If you don’t have any debt and want to build your credit, consider getting a credit card. Only use it for necessary purchases and pay off the balance every month. You can earn money and rewards simply by paying with a credit card.
Build an Emergency Fund
Personally, I rather focus on eliminating high-interest debt before stashing away money for emergencies. But you can do both or start with building an emergency fund first, whichever you’re most comfortable with.
Emergency funds are nest eggs used for rainy days and, of course, emergencies. Unfortunately, I’ve made the mistake of having too large of an emergency fund and watched it get inflated away. Don’t make the same mistake! So how much should your emergency fund be?
Here are some simple guidelines to follow when building an emergency fund:
- 3 months of living expenses is the standard minimum you should save.
- 6 months of living expenses is a happy medium.
- 12 months of living expenses is best if your income is inconsistent, have investment properties, a big family, etc.
- A high-yield savings account is the best place for an emergency fund.
Now, remember these are just guidelines. Having too little saved can put you in a bad situation. On the other hand, saving too much will cost you money due to low-interest rates and inflation. Personal finance is personal. You know the best amount to save in your life for emergencies better than anyone else.
Invest and Prepare for Retirement
Here is the fun part, investing. You need to invest your money as early as possible to let the power of compounding work its magic. Sadly, most people put off saving for retirement and miss out on literally millions of dollars.
Open a retirement account right away if you don’t already have one. There are different retirement accounts to choose from. If your employer offers a 401k, be sure to invest in it, especially if they match contributions. You should also get an IRA. You have a choice of a Traditional IRA or Roth IRA. The traditional IRA is taxed at retirement, and the Roth is taxed preretirement.
You should aim to max out your retirement accounts every year if you have the funds available. Then, your older self will thank you once you’re ready to depart from the workforce.
Open a Taxable Investment Account
A taxable investment account has no contribution limits, and you can withdraw funds at any time. Of course, you will be taxed on any dividends or capital gains, but don’t let that stop you from opening one up. There are several great brokers to choose from these days with little to no fees.
Learn the basics of investing and trading. This will help you better manage your money and save you from the high costs of financial advisors. Most financial advisors will just stick your money in an index or mutual fund, which you can easily do yourself.
Increase Your Cash Flow
Personal financial management is all about allocating and managing your money. Once you have that down, work on increasing your cash flow. There are multiple ways to make money without a job. Start by evaluating your strengths and what value you can bring to the table; the money will follow.

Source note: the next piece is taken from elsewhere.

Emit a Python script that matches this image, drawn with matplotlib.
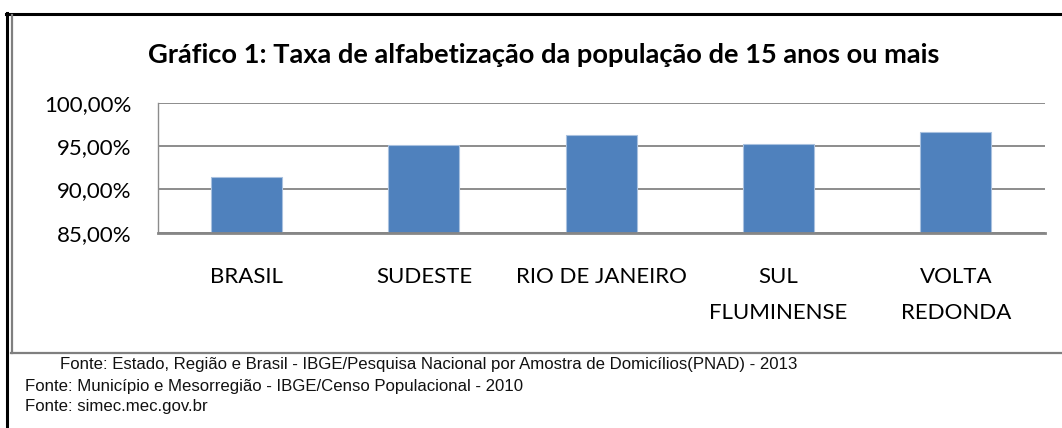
import matplotlib.pyplot as plt
from matplotlib.lines import Line2D
from matplotlib.ticker import FuncFormatter, FixedLocator

categorias = ["BRASIL", "SUDESTE", "RIO DE JANEIRO", "SUL\nFLUMINENSE", "VOLTA\nREDONDA"]
taxas = [0.9147, 0.9516, 0.9623, 0.9528, 0.9666]
ticks_y = [0.85, 0.90, 0.95, 1.00]
titulo = "Gráfico 1: Taxa de alfabetização da população de 15 anos ou mais"
fontes = [
    "Fonte: Estado, Região e Brasil - IBGE/Pesquisa Nacional por Amostra de Domicílios(PNAD) - 2013",
    "Fonte: Município e Mesorregião - IBGE/Censo Populacional - 2010",
    "Fonte: simec.mec.gov.br",
]

W, H = 1062, 428
fig = plt.figure(figsize=(W / 100, H / 100), dpi=100)
fig.patch.set_facecolor("white")


def fx(px):
    return px / W


def fy(py):
    return 1 - py / H


# caixa do gráfico
fig.add_artist(Line2D([fx(7), fx(7)], [fy(13), 0], color="black", lw=2.2, transform=fig.transFigure))
fig.add_artist(Line2D([fx(6), 1], [fy(14), fy(14)], color="black", lw=2.2, transform=fig.transFigure))
fig.add_artist(Line2D([fx(11.5), fx(11.5)], [fy(15), fy(352.5)], color="#7f7f7f", lw=1.6, transform=fig.transFigure))
fig.add_artist(Line2D([fx(11), 1], [fy(352.5), fy(352.5)], color="#7f7f7f", lw=1.6, transform=fig.transFigure))

ax = fig.add_axes([fx(158), fy(232.7), fx(1044.5) - fx(158), fy(102.7) - fy(232.7)])
x = range(len(categorias))
ax.bar(x, taxas, width=0.4, color="#4f81bd", edgecolor="#a9c1df", linewidth=0.8, zorder=3)
ax.set_xlim(-0.5, len(categorias) - 0.5)
ax.set_ylim(0.85, 1.0)
ax.yaxis.set_major_locator(FixedLocator(ticks_y))
ax.yaxis.set_major_formatter(FuncFormatter(lambda v, p: f"{v * 100:.2f}%".replace(".", ",")))
ax.grid(axis="y", color="#8c8c8c", lw=1.4, zorder=0)
ax.set_axisbelow(True)

for s in ["top", "right"]:
    ax.spines[s].set_visible(False)
ax.spines["left"].set_color("#8c8c8c")
ax.spines["left"].set_linewidth(1.0)
ax.spines["bottom"].set_color("#868686")
ax.spines["bottom"].set_linewidth(2.0)
ax.spines["bottom"].set_zorder(4)

ax.set_xticks(list(x))
ax.set_xticklabels(categorias, family="Lato", fontsize=16, linespacing=1.95)
ax.tick_params(axis="x", length=0, pad=25)
ax.tick_params(axis="y", length=0, pad=19, labelsize=16)
for t in ax.get_yticklabels():
    t.set_family("Lato")

fig.text(fx(544), fy(55), titulo, ha="center", va="center", family="Lato",
         fontweight="bold", fontsize=19.6)

linhas_x = [60, 25, 25]
linhas_y = [365, 386, 407]
for txt, px, py in zip(fontes, linhas_x, linhas_y):
    fig.text(fx(px), fy(py), txt, ha="left", va="center", family="Liberation Sans",
             fontsize=12.1, color="#111111")

fig.savefig("out.png", dpi=100)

A simple way to increase cash flow is to cut down on your expenses. It’s easier to save a dollar than to make one. By saving money, you get to have more of your income at your disposal. Use it for investments.
Passive income is the most sought-after and the best money to make. Investing in real estate, stocks, and businesses are all great ways to make money while you sleep. Passive cash flow is necessary for financial freedom.
“If you don’t find a way to make money while you sleep, you will work until you die.”– Warren Buffett
It’s never too late to get your financial life in order, irrespective of your age or income. By following the steps in this article, you can be a master of personal financial management. You just have to start and stay disciplined.